Мне было чуть больше сорока, когда я закончил В ысшие режиссерские курсы при ГИТИСе. Эти курсы давали право быть главным режиссером. Многие ехали за этим. Ехали артисты-неудачники в надежде, что в режиссуре у них что-то получится. Режиссура – это ведь какое-то шаманство. Ты – направо, ты – налево, немного погромче или потише – вроде и поставил спектакль. А у меня в актерской жизни все шло вроде благополучно: я играл, меня похваливали. Но вдруг понял, что потерялся критерий оценки. Какая-то стена. Учась на режиссерских курсах, я смотрел много спектаклей – больше двухсот за год, и там понял, что действительно занимался не тем. После курсов меня хотели отправить главным режиссером в Брянск, в Белгород, вызывали в министерство, предлагали. Я отказался. Потом мне говорили: «Ваше счастье, что вы не член партии, а то приказали бы и все».

Скажу забавную штуку. Я не скучаю о Москве, хотя двенадцать лет прожил в этом городе. Когда приезжаю туда, кажется, что вовсе не уезжал. Первым делом ставлю чемоданчик в гостинице и еду на Новодевичье кладбище, где похоронена мама. Но живя в Москве во время учебы на курсах, я год скучал о Хабаровске. Скучал по его чистому небу. У меня в общаге над кроватью висела картинка с изображением утеса».

Мирослав Матвеевич вернулся в свой театр, стал снова работать актером, иногда ставил спектакли. Неожиданно предложили место главного режиссера в ТЮЗе. Он согласился, но вскоре выяснилось, что это не его территория, и уже через год Кацель был в родном драматическом. Позднее он стал художественным руководителем театра.

М.К.: Пять лет я был на этой должности, что-то получалось, что-то нет. Но смею думать, что я был авторитетом для ребят. Они знали, что я не актер-неудачник. В любое время я могу это показать и доказать.

Я счастлив тем, как сложилось все… Я вырастил сына, у меня две очаровательные внучки.

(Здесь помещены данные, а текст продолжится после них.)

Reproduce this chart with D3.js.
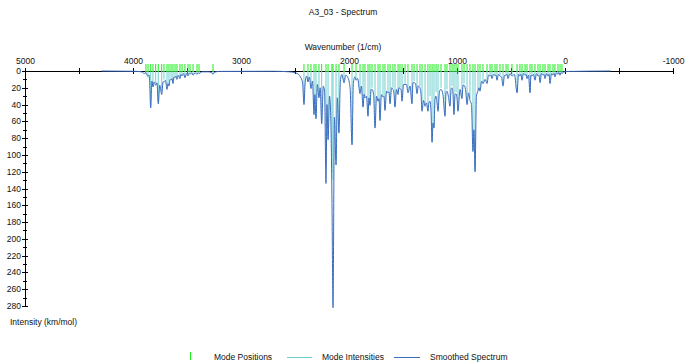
<!DOCTYPE html>
<html lang="en">
<head>
  <meta charset="UTF-8">
  <title>A3_03 - Spectrum</title>
  <script src="https://d3js.org/d3.v7.min.js"></script>
  <style>
    body { margin: 0; background: #fff; }
    text { font-family: "Liberation Sans", Arial, sans-serif; font-size: 8.5px; fill: #111; }
    .axis path, .axis line { stroke: #000; shape-rendering: crispEdges; }
  </style>
</head>
<body>
  <script>
    const width = 685, height = 362;

    // mode positions (1/cm) and their intensities (km/mol)
    const modeWavenumbers = [
      3880, 3861, 3836, 3815, 3790, 3766, 3734, 3713, 3685, 3667, 3648, 3630, 3611, 3593,
      3565, 3546, 3519, 3491, 3472, 3444, 3407, 3389, 3259,
      2417, 2380, 2352, 2324, 2306, 2278, 2253, 2213, 2194, 2158, 2148, 2120, 2093, 2046,
      1972, 1935, 1898, 1870, 1852, 1824, 1806, 1787, 1759, 1731, 1713, 1685, 1667, 1639,
      1620, 1593, 1574, 1546, 1528, 1509, 1481, 1454, 1417, 1398, 1370, 1343, 1324, 1296,
      1269, 1250, 1231, 1213, 1194, 1176, 1148, 1111, 1093, 1065, 1046, 1028, 1009, 991,
      954, 935, 907, 880, 852, 833, 806, 787, 759, 722, 694, 676, 648, 630, 602, 574, 546,
      528, 491, 444, 417, 398, 370, 352, 324, 306, 278, 250, 231, 204, 185, 157, 139, 111,
      93, 65, 46, 28
    ];
    const modeIntensities = [
      3, 8, 42, 17, 14, 37, 25, 10, 19, 15, 9, 14, 6, 8,
      7, 4, 7, 5, 3, 4, 3, 2, 3,
      38, 12, 20, 50, 56, 30, 62, 110, 80, 120, 130, 105, 73, 14,
      86, 10, 25, 42, 30, 52, 39, 20, 66, 35, 58, 30, 46, 25,
      38, 20, 42, 27, 20, 35, 15, 25, 38, 12, 26, 18, 46, 40,
      46, 30, 84, 66, 25, 46, 20, 52, 22, 40, 18, 50, 25, 46,
      31, 15, 38, 33, 94, 118, 23, 23, 14, 14, 5, 8, 4, 10, 5, 17, 4,
      8, 5, 25, 5, 10, 4, 8, 25, 5, 10, 5, 13, 4, 8, 5, 14, 4,
      6, 3, 4, 2
    ];

    // smoothed spectrum
    const smoothWavenumbers = [
      4290, 4000, 3920, 3895, 3880, 3865, 3850, 3836, 3825, 3815, 3803, 3790, 3778, 3766,
      3752, 3734, 3722, 3713, 3700, 3685, 3676, 3667, 3656, 3648, 3638, 3630, 3620, 3611,
      3602, 3593, 3580, 3565, 3555, 3546, 3532, 3519, 3505, 3491, 3480, 3472, 3458, 3444,
      3425, 3407, 3396, 3389, 3360, 3300, 3272, 3259, 3247, 3200, 2700, 2550, 2480, 2450,
      2430, 2417, 2405, 2392, 2380, 2367, 2352, 2338, 2324, 2316, 2306, 2293, 2278, 2267,
      2253, 2238, 2226, 2213, 2204, 2194, 2180, 2168, 2158, 2148, 2135, 2120, 2108, 2093,
      2080, 2066, 2046, 2030, 2010, 1990, 1972, 1960, 1945, 1935, 1920, 1898, 1885, 1870,
      1860, 1852, 1838, 1824, 1815, 1806, 1795, 1787, 1772, 1759, 1745, 1731, 1722, 1713,
      1700, 1685, 1676, 1667, 1652, 1639, 1630, 1620, 1606, 1593, 1585, 1574, 1560, 1546,
      1538, 1528, 1518, 1509, 1495, 1481, 1468, 1454, 1435, 1417, 1408, 1398, 1384, 1370,
      1358, 1343, 1333, 1324, 1310, 1296, 1283, 1269, 1260, 1250, 1240, 1231, 1222, 1213,
      1204, 1194, 1185, 1176, 1162, 1148, 1130, 1111, 1102, 1093, 1080, 1065, 1055, 1046,
      1037, 1028, 1018, 1009, 1000, 991, 972, 954, 944, 935, 921, 907, 893, 880, 866, 852,
      843, 833, 820, 806, 796, 787, 772, 759, 740, 722, 708, 694, 685, 676, 662, 648, 639,
      630, 616, 602, 588, 574, 560, 546, 537, 528, 510, 491, 468, 444, 430, 417, 408, 398,
      385, 370, 361, 352, 338, 324, 315, 306, 292, 278, 264, 250, 240, 231, 218, 204, 195,
      185, 171, 157, 148, 139, 125, 111, 102, 93, 79, 65, 56, 46, 37, 28, 10, -50, -420
    ];
    const smoothIntensities = [
      0, 0.3, 1, 3, 2, 6, 5, 44, 12, 19, 13, 17, 14, 39,
      17, 28, 13, 13, 11, 22, 15, 18, 10, 11, 9, 15, 7, 8,
      6, 10, 5, 9, 4, 6, 3, 8, 3, 6, 3, 4, 2, 5,
      2, 4, 2, 3, 1, 1, 2, 4, 1.5, 0.5, 0.3, 1, 3, 7,
      14, 40, 12, 6, 13, 7, 21, 12, 52, 28, 57, 16, 32, 20,
      63, 18, 24, 134, 40, 82, 30, 60, 150, 282, 55, 112, 32, 74,
      12, 4, 14, 5, 8, 20, 88, 15, 7, 11, 9, 27, 18, 43,
      28, 32, 30, 54, 32, 41, 22, 22, 28, 68, 30, 36, 33, 59,
      28, 31, 30, 47, 24, 26, 25, 39, 20, 22, 25, 43, 22, 28,
      20, 21, 22, 36, 16, 16, 16, 26, 18, 39, 14, 14, 15, 27,
      18, 20, 28, 48, 35, 42, 38, 48, 38, 36, 50, 85, 62, 68,
      34, 30, 38, 48, 24, 22, 28, 54, 26, 24, 30, 42, 22, 20,
      28, 52, 28, 27, 32, 48, 22, 33, 17, 17, 22, 40, 26, 35, 40, 96,
      70, 120, 30, 24, 20, 24, 12, 15, 10, 15, 5, 6, 5, 9, 4, 5, 5,
      11, 4, 6, 7, 18, 5, 5, 4, 9, 3, 6, 4, 26, 4, 6, 4, 11,
      3, 5, 4, 9, 5, 26, 5, 6, 4, 11, 3, 6, 5, 14, 3, 5, 4,
      9, 3, 6, 4, 15, 3, 5, 3, 7, 2, 4, 2, 5, 2, 3, 1, 0.5, 0
    ];

    const xTicks = d3.range(5000, -1001, -500);
    const yTicks = d3.range(0, 281, 10);

    const svg = d3.select("body").append("svg")
      .attr("width", width)
      .attr("height", height);

    const x = d3.scaleLinear().domain([5000, -1000]).range([25, 673]);
    const y = d3.scaleLinear().domain([0, 280]).range([71, 306]);

    // titles
    svg.append("text").attr("x", 343).attr("y", 15).attr("text-anchor", "middle").text("A3_03 - Spectrum");
    svg.append("text").attr("x", 343).attr("y", 50).attr("text-anchor", "middle").text("Wavenumber (1/cm)");
    svg.append("text").attr("x", 10).attr("y", 325).text("Intensity (km/mol)");

    // x axis (labels on top, ticks crossing the line)
    const xAxis = svg.append("g")
      .attr("class", "axis")
      .attr("transform", `translate(0,${y(0)})`)
      .call(d3.axisTop(x).tickValues(xTicks).tickSize(3).tickSizeOuter(0)
        .tickFormat(d => d % 1000 === 0 ? d : ""));
    xAxis.selectAll(".tick line").attr("y1", 3);
    xAxis.selectAll(".tick text").attr("y", -7.5).attr("dy", 0).style("font-size", "8.5px")
      .style("font-family", "'Liberation Sans', Arial, sans-serif").style("fill", "#111");
    xAxis.select(".domain").remove();
    xAxis.append("line").attr("x1", x(5000)).attr("x2", x(-1000)).attr("y1", 0).attr("y2", 0).attr("stroke", "#000");

    // y axis
    const yAxis = svg.append("g")
      .attr("class", "axis")
      .attr("transform", `translate(${x(5000)},0)`)
      .call(d3.axisLeft(y).tickValues(yTicks).tickSize(3).tickSizeOuter(0)
        .tickFormat(d => d % 20 === 0 ? d : ""));
    yAxis.selectAll(".tick line")
      .attr("x1", d => d % 20 === 0 ? 3 : 2)
      .attr("x2", d => d % 20 === 0 ? -3 : -2);
    yAxis.selectAll(".tick text").attr("x", -4).attr("dy", "0.3em").style("font-size", "8.5px")
      .style("font-family", "'Liberation Sans', Arial, sans-serif").style("fill", "#111");
    yAxis.select(".domain").remove();
    yAxis.append("line").attr("x1", 0).attr("x2", 0).attr("y1", y(0)).attr("y2", y(280)).attr("stroke", "#000");

    // mode intensities as sticks
    const modes = modeWavenumbers.map((w, i) => ({ w: w, v: modeIntensities[i] }));
    svg.append("g").selectAll("line")
      .data(modes)
      .join("line")
      .attr("x1", d => x(d.w)).attr("x2", d => x(d.w))
      .attr("y1", y(0)).attr("y2", d => y(d.v))
      .attr("stroke", "#6fd0cf")
      .attr("stroke-width", 1);

    // smoothed spectrum
    const smooth = smoothWavenumbers.map((w, i) => ({ w: w, v: smoothIntensities[i] }));
    const line = d3.line()
      .x(d => x(d.w))
      .y(d => y(d.v))
      .curve(d3.curveMonotoneX);
    svg.append("path")
      .datum(smooth)
      .attr("fill", "none")
      .attr("stroke", "#3b6cc0")
      .attr("stroke-width", 1)
      .attr("d", line);

    // mode positions
    svg.append("g").selectAll("line")
      .data(modes)
      .join("line")
      .attr("x1", d => x(d.w)).attr("x2", d => x(d.w))
      .attr("y1", y(0) - 7).attr("y2", y(0) + 1)
      .attr("stroke", "#1aef1a")
      .attr("stroke-width", 1);

    // legend
    const lg = svg.append("g");
    lg.append("line").attr("x1", 190.5).attr("x2", 190.5).attr("y1", 352).attr("y2", 360).attr("stroke", "#1aef1a");
    lg.append("text").attr("x", 214).attr("y", 360).text("Mode Positions");
    lg.append("line").attr("x1", 287).attr("x2", 312).attr("y1", 357.5).attr("y2", 357.5).attr("stroke", "#6fd0cf");
    lg.append("text").attr("x", 322).attr("y", 360).text("Mode Intensities");
    lg.append("line").attr("x1", 394).attr("x2", 420).attr("y1", 357.5).attr("y2", 357.5).attr("stroke", "#3b6cc0");
    lg.append("text").attr("x", 430).attr("y", 360).text("Smoothed Spectrum");
  </script>
</body>
</html>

Был такой актер Хенкин. Когда он умирал, на вопрос «На что жалуетесь?» ответил: «На режиссеров». Мне кажется, что я мог сыграть лучше. Я сыграл, может быть, три-четыре роли, за которые мне не стыдно, а так мог бы сыграть пять. Я счастлив тем, что никогда не был вторым актером. Врать мне нечего, с первых шагов, еще в Комсомольске-на-Амуре, я не был на вторых ролях. Так сложилось, что я был востребован.

Я счастлив, что здесь, на Дальнем Востоке, я оправдал имя отца. Когда я собрал все документы о том, что отец реабилитирован, я словно другой жизнью начал жить. Сейчас я свободный, абсолютно независимый человек.